Vegetatieve vermeerdering door weefselkweek begint met het verzamelen van het uitgangsmateriaal. Vaak worden groeipunten als uitgangsmateriaal gebruikt. Maar ook andere delen van de plant kunnen worden gebruikt. Bijvoorbeeld, blad, bloem, wortel, bollen, cellen, embryo’s en zaden.
Weefselkweek gebeurt in een laboratorium. Er wordt gewerkt in een AirFlow-kast. Dit is een steriele werkruimte met een lichte overdruk. Het plantmateriaal kan hierin niet besmet raken met bacteriën of schimmels. Bij een besmetting groeien de micro-organismen sneller dan het plantje en gaat het plantje dood.
Het plantenmateriaal wordt ontsmet en op een geschikt medium met voedingsstoffen en plantenhormonen gebracht. De voedingsbodem bevat een hoge concentratie suikers. Deze suikers dienen als een energiebron voor de plant. Weefselkweekmateriaal heeft niet of nauwelijks bladgroen en dus ook geen fotosynthese.
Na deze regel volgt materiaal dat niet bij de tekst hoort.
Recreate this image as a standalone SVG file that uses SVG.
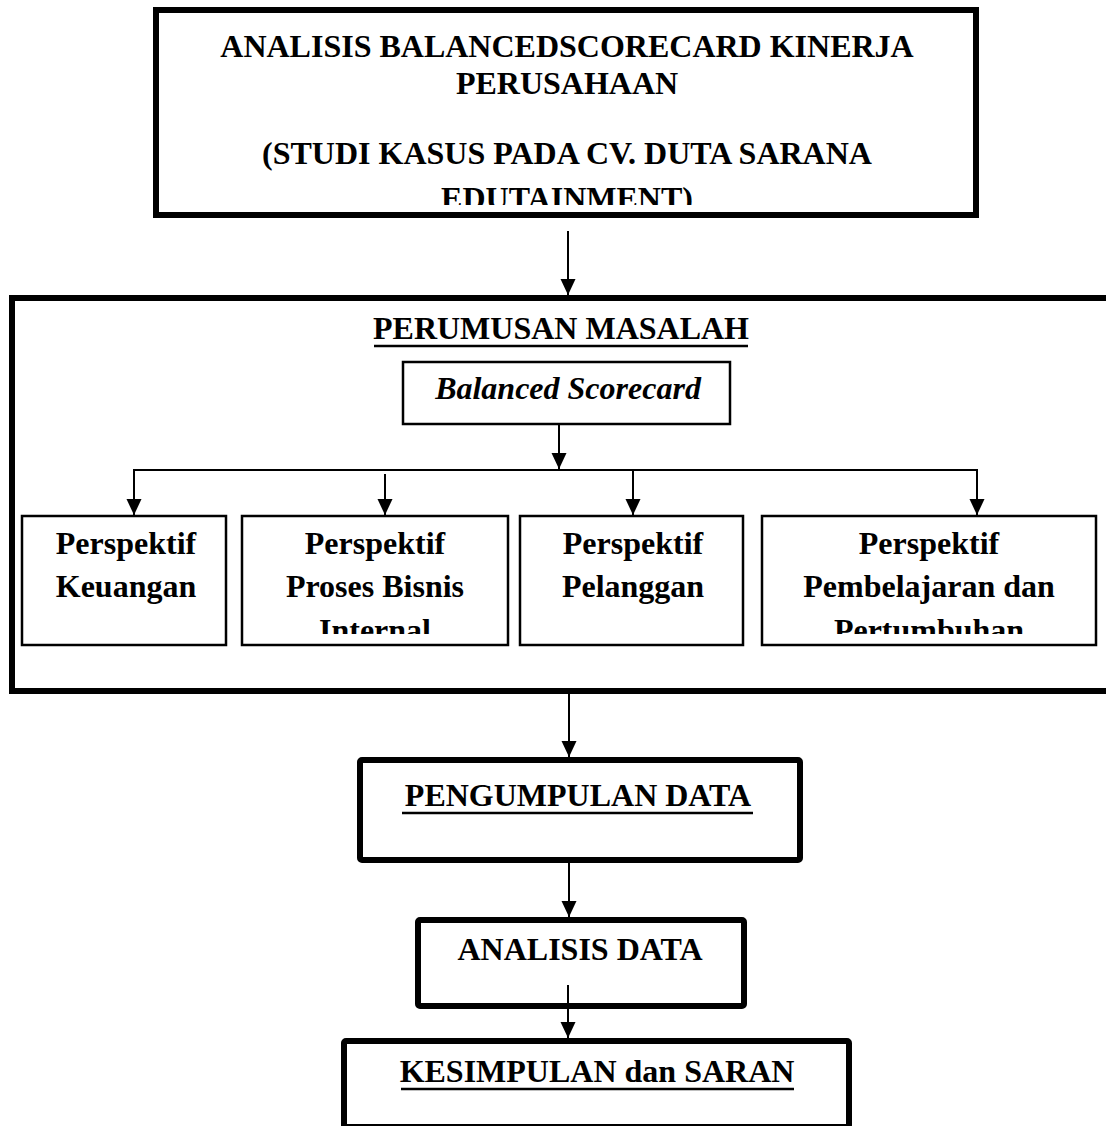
<svg xmlns="http://www.w3.org/2000/svg" width="1106" height="1126" viewBox="0 0 1106 1126">
<style>
  .t{font-family:"Liberation Serif","Times New Roman",serif;font-weight:bold;font-size:32px;fill:#000;text-anchor:middle}
  .bi{font-style:italic}
  .thick{fill:none;stroke:#000;stroke-width:6}
  .thin{fill:none;stroke:#000;stroke-width:2.5}
  .ln{fill:none;stroke:#000;stroke-width:2}
  .ul{stroke:#000;stroke-width:2.5}
</style>
<defs>
  <marker id="ah" viewBox="0 0 16 16" markerWidth="16" markerHeight="16" refX="16" refY="8" orient="auto-start-reverse" markerUnits="userSpaceOnUse">
    <path d="M0,0.5 L16,8 L0,15.5 Z" fill="#000"/>
  </marker>
  <clipPath id="c1"><rect x="159" y="13" width="814" height="192"/></clipPath>
  <clipPath id="c2"><rect x="243" y="517" width="264" height="117"/></clipPath>
  <clipPath id="c4"><rect x="763" y="517" width="332" height="117"/></clipPath>
</defs>
<rect width="1106" height="1126" fill="#fff"/>

<g id="title">
  <rect class="thick" x="156" y="10" width="820" height="205"/>
  <g clip-path="url(#c1)">
    <text class="t" x="567" y="57">ANALISIS BALANCEDSCORECARD KINERJA</text>
    <text class="t" x="567" y="94">PERUSAHAAN</text>
    <text class="t" x="567" y="164">(STUDI KASUS PADA CV. DUTA SARANA</text>
    <text class="t" x="567" y="209">EDUTAINMENT)</text>
  </g>
</g>

<g id="perumusan">
  <rect class="thick" x="12" y="298" width="1110" height="393"/>
  <text class="t" x="561" y="339">PERUMUSAN MASALAH</text>
  <line class="ul" x1="374" y1="346" x2="748" y2="346"/>
</g>

<g id="bsc">
  <rect class="thin" x="403" y="362" width="327" height="62"/>
  <text class="t bi" x="568" y="399">Balanced Scorecard</text>
</g>

<g id="p1">
  <rect class="thin" x="22" y="516" width="204" height="129"/>
  <text class="t" x="126" y="554">Perspektif</text>
  <text class="t" x="126" y="597">Keuangan</text>
</g>
<g id="p2">
  <rect class="thin" x="242" y="516" width="266" height="129"/>
  <g clip-path="url(#c2)">
    <text class="t" x="375" y="554">Perspektif</text>
    <text class="t" x="375" y="597">Proses Bisnis</text>
    <text class="t" x="375" y="641">Internal</text>
  </g>
</g>
<g id="p3">
  <rect class="thin" x="520" y="516" width="223" height="129"/>
  <text class="t" x="633" y="554">Perspektif</text>
  <text class="t" x="633" y="597">Pelanggan</text>
</g>
<g id="p4">
  <rect class="thin" x="762" y="516" width="334" height="129"/>
  <g clip-path="url(#c4)">
    <text class="t" x="929" y="554">Perspektif</text>
    <text class="t" x="929" y="597">Pembelajaran dan</text>
    <text class="t" x="929" y="641">Pertumbuhan</text>
  </g>
</g>

<g id="pengumpulan">
  <rect class="thick" x="360" y="760" width="440" height="100" rx="2"/>
  <text class="t" x="578" y="806">PENGUMPULAN DATA</text>
  <line class="ul" x1="402" y1="813" x2="753" y2="813"/>
</g>

<g id="analisis">
  <rect class="thick" x="418" y="920" width="326" height="86" rx="2"/>
  <text class="t" x="580" y="960">ANALISIS DATA</text>
</g>

<g id="kesimpulan">
  <rect class="thick" x="344" y="1041" width="505" height="86" rx="2"/>
  <text class="t" x="597" y="1082">KESIMPULAN dan SARAN</text>
  <line class="ul" x1="401" y1="1089" x2="794" y2="1089"/>
</g>

<g id="connectors">
  <line class="ln" x1="568" y1="231" x2="568" y2="295" marker-end="url(#ah)"/>
  <line class="ln" x1="559" y1="424" x2="559" y2="469" marker-end="url(#ah)"/>
  <polyline class="ln" points="134,515 134,470 977,470 977,515" marker-start="url(#ah)" marker-end="url(#ah)"/>
  <line class="ln" x1="385" y1="474" x2="385" y2="515" marker-end="url(#ah)"/>
  <line class="ln" x1="633" y1="470" x2="633" y2="515" marker-end="url(#ah)"/>
  <line class="ln" x1="569" y1="694" x2="569" y2="757" marker-end="url(#ah)"/>
  <line class="ln" x1="569" y1="863" x2="569" y2="917" marker-end="url(#ah)"/>
  <line class="ln" x1="568" y1="985" x2="568" y2="1038" marker-end="url(#ah)"/>
</g>
</svg>
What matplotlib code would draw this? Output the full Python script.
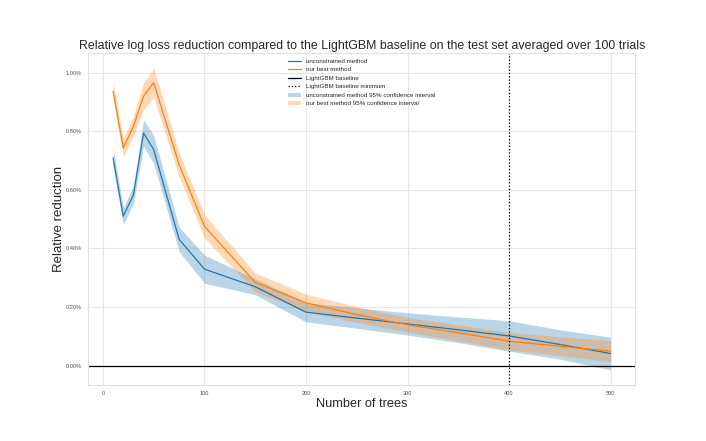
import numpy as np
import matplotlib
matplotlib.use('Agg')
import matplotlib.pyplot as plt
import matplotlib.ticker as mtick
import seaborn as sns

sns.set_style('whitegrid', {'grid.color': '.9', 'axes.edgecolor': '.88'})
plt.rcParams['font.family'] = ['Liberation Sans', 'DejaVu Sans']

# number of trees
n_trees = [10, 20, 30, 40, 50, 75, 100, 150, 200, 250, 300, 350, 400, 450, 500]

# relative reduction in percent
unconstrained = [0.709, 0.510, 0.583, 0.794, 0.737, 0.431, 0.329, 0.269, 0.182, 0.162, 0.142, 0.122, 0.101, 0.072, 0.041]
unconstrained_hw = [0.032, 0.029, 0.030, 0.045, 0.048, 0.042, 0.048, 0.027, 0.033, 0.035, 0.038, 0.044, 0.052, 0.050, 0.056]
best = [0.937, 0.743, 0.817, 0.920, 0.966, 0.686, 0.475, 0.284, 0.214, 0.174, 0.139, 0.112, 0.083, 0.066, 0.049]
best_hw = [0.032, 0.031, 0.035, 0.046, 0.050, 0.040, 0.040, 0.032, 0.030, 0.027, 0.025, 0.027, 0.030, 0.032, 0.036]
baseline_min_trees = 400

x = np.array(n_trees)
u = np.array(unconstrained) / 100
uh = np.array(unconstrained_hw) / 100
b = np.array(best) / 100
bh = np.array(best_hw) / 100

fig, ax = plt.subplots(figsize=(7.06, 4.41), dpi=100)
fig.subplots_adjust(left=0.125, right=0.9, bottom=0.127, top=0.88)

ax.plot(x, u, color='#1f77b4', lw=0.9, label='unconstrained method')
ax.plot(x, b, color='#ff7f0e', lw=0.9, label='our best method')
ax.axhline(0, color='black', lw=0.9, label='LightGBM baseline')
ax.axvline(baseline_min_trees, color='black', ls=':', lw=0.9, label='LightGBM baseline minimum')
ax.fill_between(x, u - uh, u + uh, color='#1f77b4', alpha=0.3, lw=0,
                label='unconstrained method 95% confidence interval')
ax.fill_between(x, b - bh, b + bh, color='#ff7f0e', alpha=0.3, lw=0,
                label='our best method 95% confidence interval')

ax.yaxis.set_major_formatter(mtick.PercentFormatter(1.0, decimals=2))
ax.tick_params(labelsize=4.1, colors='.3', pad=1)
ax.set_xlabel('Number of trees', fontsize=9.2, labelpad=1)
ax.set_ylabel('Relative reduction', fontsize=9.5)
ax.yaxis.set_label_coords(-0.042, 0.5)
ax.set_title('Relative log loss reduction compared to the LightGBM baseline on the test set averaged over 100 trials',
             fontsize=8.9, pad=3)
ax.legend(loc='upper center', fontsize=4.5, frameon=False, handlelength=2.0)

fig.savefig('out.png', dpi=100)
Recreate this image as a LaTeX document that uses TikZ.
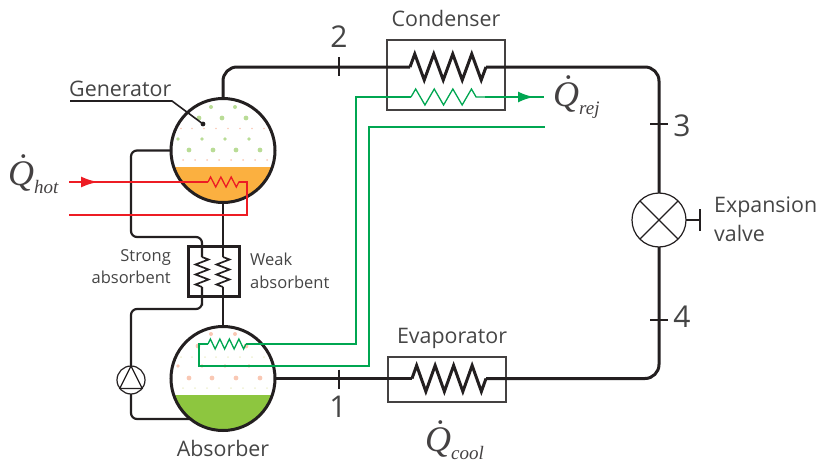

Vervolgens gaan de cellen zich delen. Hoe de planten zich ontwikkelen, kan worden gestuurd met plantenhormonen. Het hormoon cytokinine zorgt voor de vorming van nieuwe scheutjes, adventieve spruitvorming. Deze kunnen weer worden opgedeeld en verder worden vermeerderd. Wanneer er voldoende planten zijn, gaan ze voor beworteling naar een medium met het plantenhormoon auxine.